> TASK INPUT
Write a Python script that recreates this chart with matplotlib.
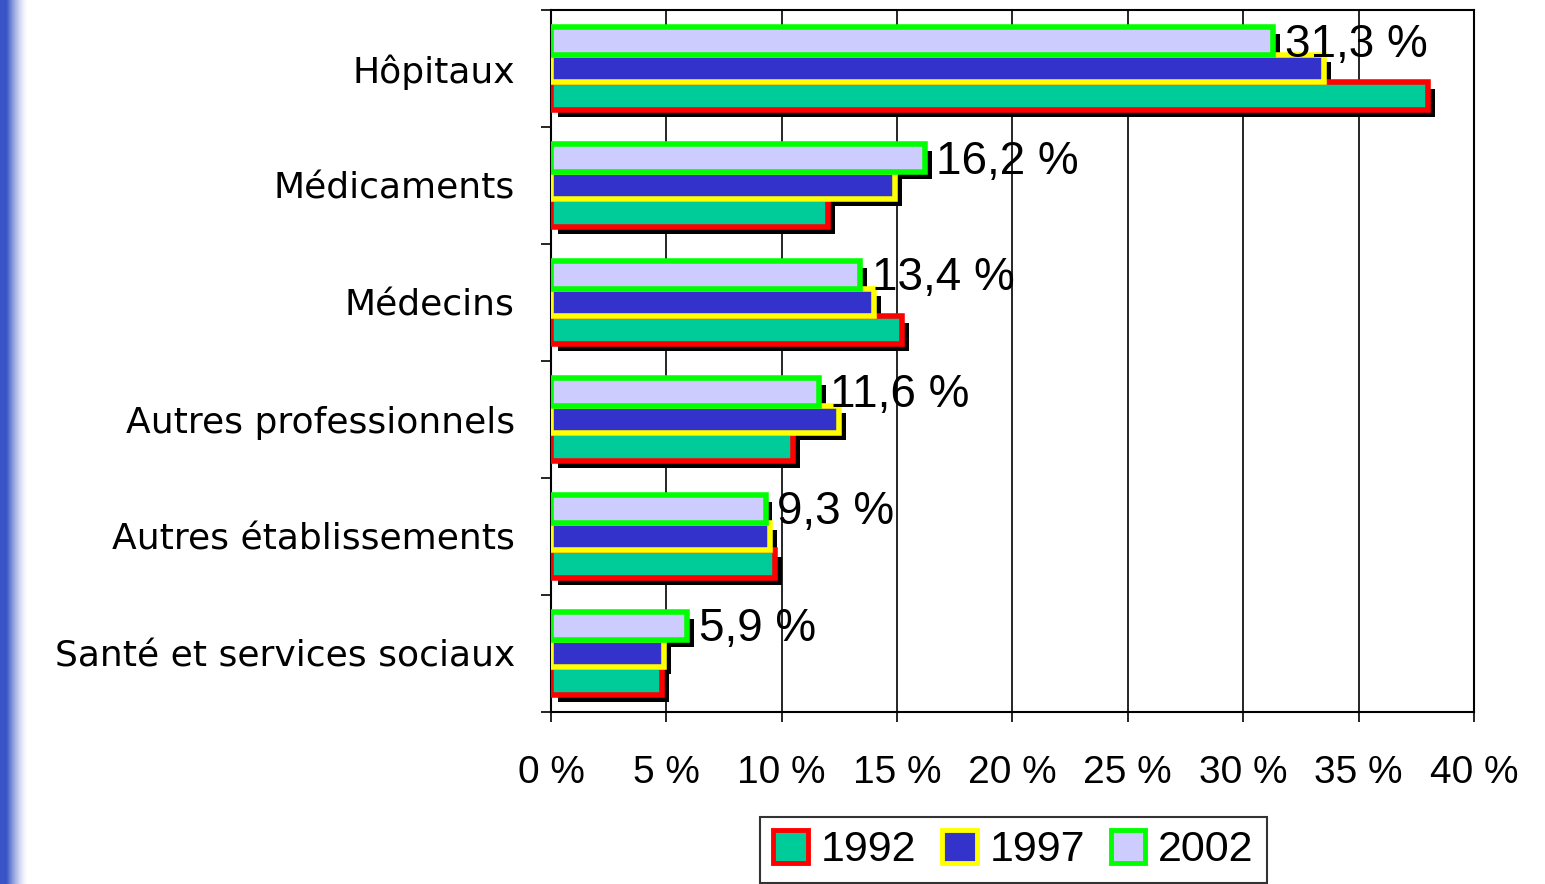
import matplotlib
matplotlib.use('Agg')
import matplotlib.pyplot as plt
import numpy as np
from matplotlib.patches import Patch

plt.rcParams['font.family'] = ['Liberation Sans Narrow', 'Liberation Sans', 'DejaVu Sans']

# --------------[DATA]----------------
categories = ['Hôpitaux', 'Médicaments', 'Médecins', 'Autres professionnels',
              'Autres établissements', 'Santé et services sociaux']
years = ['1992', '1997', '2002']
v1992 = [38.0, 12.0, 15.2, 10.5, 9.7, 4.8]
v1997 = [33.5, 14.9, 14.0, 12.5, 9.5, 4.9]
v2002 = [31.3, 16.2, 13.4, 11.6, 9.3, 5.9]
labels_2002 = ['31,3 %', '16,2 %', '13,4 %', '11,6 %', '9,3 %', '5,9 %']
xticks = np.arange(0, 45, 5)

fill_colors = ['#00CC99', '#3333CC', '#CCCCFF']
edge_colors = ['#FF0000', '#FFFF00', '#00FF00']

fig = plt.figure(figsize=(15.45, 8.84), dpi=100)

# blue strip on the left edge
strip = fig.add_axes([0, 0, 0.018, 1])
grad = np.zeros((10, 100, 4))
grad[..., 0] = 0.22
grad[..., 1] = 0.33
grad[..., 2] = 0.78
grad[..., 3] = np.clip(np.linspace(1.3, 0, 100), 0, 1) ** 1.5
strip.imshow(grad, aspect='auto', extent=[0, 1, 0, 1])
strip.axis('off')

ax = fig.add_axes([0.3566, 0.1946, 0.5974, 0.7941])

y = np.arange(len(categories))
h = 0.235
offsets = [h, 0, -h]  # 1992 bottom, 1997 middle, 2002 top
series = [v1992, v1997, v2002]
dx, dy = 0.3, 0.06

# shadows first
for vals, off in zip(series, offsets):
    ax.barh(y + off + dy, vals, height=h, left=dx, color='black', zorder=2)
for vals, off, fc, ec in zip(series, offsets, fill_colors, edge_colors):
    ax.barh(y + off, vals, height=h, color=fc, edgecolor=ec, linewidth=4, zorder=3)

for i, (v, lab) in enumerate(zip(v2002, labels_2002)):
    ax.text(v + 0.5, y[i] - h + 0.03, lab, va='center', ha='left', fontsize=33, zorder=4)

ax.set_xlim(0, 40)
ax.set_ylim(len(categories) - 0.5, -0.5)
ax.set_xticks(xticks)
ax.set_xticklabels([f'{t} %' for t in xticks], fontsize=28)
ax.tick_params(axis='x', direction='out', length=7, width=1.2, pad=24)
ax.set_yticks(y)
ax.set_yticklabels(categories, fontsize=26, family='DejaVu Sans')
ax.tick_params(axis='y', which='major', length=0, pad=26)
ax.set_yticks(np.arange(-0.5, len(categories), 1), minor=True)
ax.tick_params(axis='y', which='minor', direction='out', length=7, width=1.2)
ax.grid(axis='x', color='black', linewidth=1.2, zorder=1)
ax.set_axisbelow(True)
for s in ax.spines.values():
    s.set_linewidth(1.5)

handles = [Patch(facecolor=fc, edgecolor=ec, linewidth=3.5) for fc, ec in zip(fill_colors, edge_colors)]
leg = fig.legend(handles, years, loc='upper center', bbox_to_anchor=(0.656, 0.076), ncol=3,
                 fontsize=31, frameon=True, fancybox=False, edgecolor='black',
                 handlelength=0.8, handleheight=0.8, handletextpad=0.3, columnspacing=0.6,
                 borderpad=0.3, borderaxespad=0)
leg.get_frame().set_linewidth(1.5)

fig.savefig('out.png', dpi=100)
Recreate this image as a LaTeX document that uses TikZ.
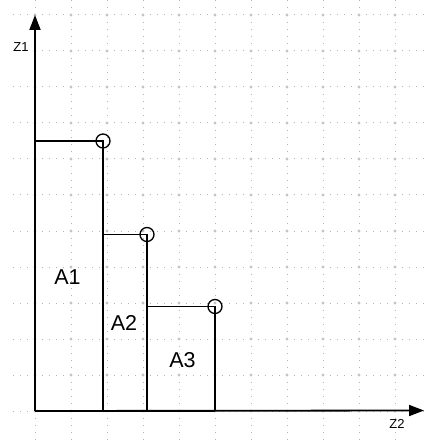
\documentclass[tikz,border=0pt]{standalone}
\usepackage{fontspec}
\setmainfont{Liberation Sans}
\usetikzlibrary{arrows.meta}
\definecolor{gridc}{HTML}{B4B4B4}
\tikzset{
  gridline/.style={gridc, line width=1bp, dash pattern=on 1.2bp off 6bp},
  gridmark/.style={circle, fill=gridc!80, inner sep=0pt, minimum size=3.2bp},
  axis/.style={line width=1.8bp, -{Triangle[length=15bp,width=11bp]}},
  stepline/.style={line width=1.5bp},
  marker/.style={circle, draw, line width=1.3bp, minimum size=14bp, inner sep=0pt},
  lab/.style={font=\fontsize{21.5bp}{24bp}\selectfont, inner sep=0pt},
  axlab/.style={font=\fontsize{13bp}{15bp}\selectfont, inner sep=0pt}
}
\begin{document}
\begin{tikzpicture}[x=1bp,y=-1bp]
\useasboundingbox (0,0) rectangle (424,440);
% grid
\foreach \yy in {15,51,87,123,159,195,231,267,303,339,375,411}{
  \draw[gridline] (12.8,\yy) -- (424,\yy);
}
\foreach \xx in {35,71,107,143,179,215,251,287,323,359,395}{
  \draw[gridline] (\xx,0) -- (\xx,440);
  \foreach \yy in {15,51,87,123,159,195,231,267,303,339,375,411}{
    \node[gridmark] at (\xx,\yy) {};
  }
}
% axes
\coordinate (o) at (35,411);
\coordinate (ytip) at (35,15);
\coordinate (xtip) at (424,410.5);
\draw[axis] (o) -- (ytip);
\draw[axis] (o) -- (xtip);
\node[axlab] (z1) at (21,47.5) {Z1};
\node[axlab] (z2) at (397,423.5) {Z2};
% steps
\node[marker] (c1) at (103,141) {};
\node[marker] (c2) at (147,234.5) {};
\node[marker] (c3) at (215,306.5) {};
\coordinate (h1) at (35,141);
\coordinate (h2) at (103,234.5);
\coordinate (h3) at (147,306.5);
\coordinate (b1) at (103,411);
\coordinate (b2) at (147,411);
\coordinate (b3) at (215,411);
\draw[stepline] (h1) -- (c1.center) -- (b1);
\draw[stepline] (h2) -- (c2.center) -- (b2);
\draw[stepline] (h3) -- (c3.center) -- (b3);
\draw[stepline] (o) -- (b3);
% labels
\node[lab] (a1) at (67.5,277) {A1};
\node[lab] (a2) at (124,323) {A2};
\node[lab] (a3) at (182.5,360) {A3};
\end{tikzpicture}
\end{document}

> PROBLEM STATEMENT
Print all of the entries word for word. Omit the pictures they contain.

> RESULT
Write a Python script that recreates this chart with matplotlib.
import matplotlib
matplotlib.use('Agg')
import matplotlib.pyplot as plt
import numpy as np
from matplotlib.patches import Patch

plt.rcParams['font.family'] = ['Liberation Sans Narrow', 'Liberation Sans', 'DejaVu Sans']

# --------------[DATA]----------------
categories = ['Hôpitaux', 'Médicaments', 'Médecins', 'Autres professionnels',
              'Autres établissements', 'Santé et services sociaux']
years = ['1992', '1997', '2002']
v1992 = [38.0, 12.0, 15.2, 10.5, 9.7, 4.8]
v1997 = [33.5, 14.9, 14.0, 12.5, 9.5, 4.9]
v2002 = [31.3, 16.2, 13.4, 11.6, 9.3, 5.9]
labels_2002 = ['31,3 %', '16,2 %', '13,4 %', '11,6 %', '9,3 %', '5,9 %']
xticks = np.arange(0, 45, 5)

fill_colors = ['#00CC99', '#3333CC', '#CCCCFF']
edge_colors = ['#FF0000', '#FFFF00', '#00FF00']

fig = plt.figure(figsize=(15.45, 8.84), dpi=100)

# blue strip on the left edge
strip = fig.add_axes([0, 0, 0.018, 1])
grad = np.zeros((10, 100, 4))
grad[..., 0] = 0.22
grad[..., 1] = 0.33
grad[..., 2] = 0.78
grad[..., 3] = np.clip(np.linspace(1.3, 0, 100), 0, 1) ** 1.5
strip.imshow(grad, aspect='auto', extent=[0, 1, 0, 1])
strip.axis('off')

ax = fig.add_axes([0.3566, 0.1946, 0.5974, 0.7941])

y = np.arange(len(categories))
h = 0.235
offsets = [h, 0, -h]  # 1992 bottom, 1997 middle, 2002 top
series = [v1992, v1997, v2002]
dx, dy = 0.3, 0.06

# shadows first
for vals, off in zip(series, offsets):
    ax.barh(y + off + dy, vals, height=h, left=dx, color='black', zorder=2)
for vals, off, fc, ec in zip(series, offsets, fill_colors, edge_colors):
    ax.barh(y + off, vals, height=h, color=fc, edgecolor=ec, linewidth=4, zorder=3)

for i, (v, lab) in enumerate(zip(v2002, labels_2002)):
    ax.text(v + 0.5, y[i] - h + 0.03, lab, va='center', ha='left', fontsize=33, zorder=4)

ax.set_xlim(0, 40)
ax.set_ylim(len(categories) - 0.5, -0.5)
ax.set_xticks(xticks)
ax.set_xticklabels([f'{t} %' for t in xticks], fontsize=28)
ax.tick_params(axis='x', direction='out', length=7, width=1.2, pad=24)
ax.set_yticks(y)
ax.set_yticklabels(categories, fontsize=26, family='DejaVu Sans')
ax.tick_params(axis='y', which='major', length=0, pad=26)
ax.set_yticks(np.arange(-0.5, len(categories), 1), minor=True)
ax.tick_params(axis='y', which='minor', direction='out', length=7, width=1.2)
ax.grid(axis='x', color='black', linewidth=1.2, zorder=1)
ax.set_axisbelow(True)
for s in ax.spines.values():
    s.set_linewidth(1.5)

handles = [Patch(facecolor=fc, edgecolor=ec, linewidth=3.5) for fc, ec in zip(fill_colors, edge_colors)]
leg = fig.legend(handles, years, loc='upper center', bbox_to_anchor=(0.656, 0.076), ncol=3,
                 fontsize=31, frameon=True, fancybox=False, edgecolor='black',
                 handlelength=0.8, handleheight=0.8, handletextpad=0.3, columnspacing=0.6,
                 borderpad=0.3, borderaxespad=0)
leg.get_frame().set_linewidth(1.5)

fig.savefig('out.png', dpi=100)
Recreate this image as a LaTeX document that uses TikZ.
\documentclass[tikz,border=0pt]{standalone}
\usepackage{fontspec}
\setmainfont{Liberation Sans}
\usetikzlibrary{arrows.meta}
\definecolor{gridc}{HTML}{B4B4B4}
\tikzset{
  gridline/.style={gridc, line width=1bp, dash pattern=on 1.2bp off 6bp},
  gridmark/.style={circle, fill=gridc!80, inner sep=0pt, minimum size=3.2bp},
  axis/.style={line width=1.8bp, -{Triangle[length=15bp,width=11bp]}},
  stepline/.style={line width=1.5bp},
  marker/.style={circle, draw, line width=1.3bp, minimum size=14bp, inner sep=0pt},
  lab/.style={font=\fontsize{21.5bp}{24bp}\selectfont, inner sep=0pt},
  axlab/.style={font=\fontsize{13bp}{15bp}\selectfont, inner sep=0pt}
}
\begin{document}
\begin{tikzpicture}[x=1bp,y=-1bp]
\useasboundingbox (0,0) rectangle (424,440);
% grid
\foreach \yy in {15,51,87,123,159,195,231,267,303,339,375,411}{
  \draw[gridline] (12.8,\yy) -- (424,\yy);
}
\foreach \xx in {35,71,107,143,179,215,251,287,323,359,395}{
  \draw[gridline] (\xx,0) -- (\xx,440);
  \foreach \yy in {15,51,87,123,159,195,231,267,303,339,375,411}{
    \node[gridmark] at (\xx,\yy) {};
  }
}
% axes
\coordinate (o) at (35,411);
\coordinate (ytip) at (35,15);
\coordinate (xtip) at (424,410.5);
\draw[axis] (o) -- (ytip);
\draw[axis] (o) -- (xtip);
\node[axlab] (z1) at (21,47.5) {Z1};
\node[axlab] (z2) at (397,423.5) {Z2};
% steps
\node[marker] (c1) at (103,141) {};
\node[marker] (c2) at (147,234.5) {};
\node[marker] (c3) at (215,306.5) {};
\coordinate (h1) at (35,141);
\coordinate (h2) at (103,234.5);
\coordinate (h3) at (147,306.5);
\coordinate (b1) at (103,411);
\coordinate (b2) at (147,411);
\coordinate (b3) at (215,411);
\draw[stepline] (h1) -- (c1.center) -- (b1);
\draw[stepline] (h2) -- (c2.center) -- (b2);
\draw[stepline] (h3) -- (c3.center) -- (b3);
\draw[stepline] (o) -- (b3);
% labels
\node[lab] (a1) at (67.5,277) {A1};
\node[lab] (a2) at (124,323) {A2};
\node[lab] (a3) at (182.5,360) {A3};
\end{tikzpicture}
\end{document}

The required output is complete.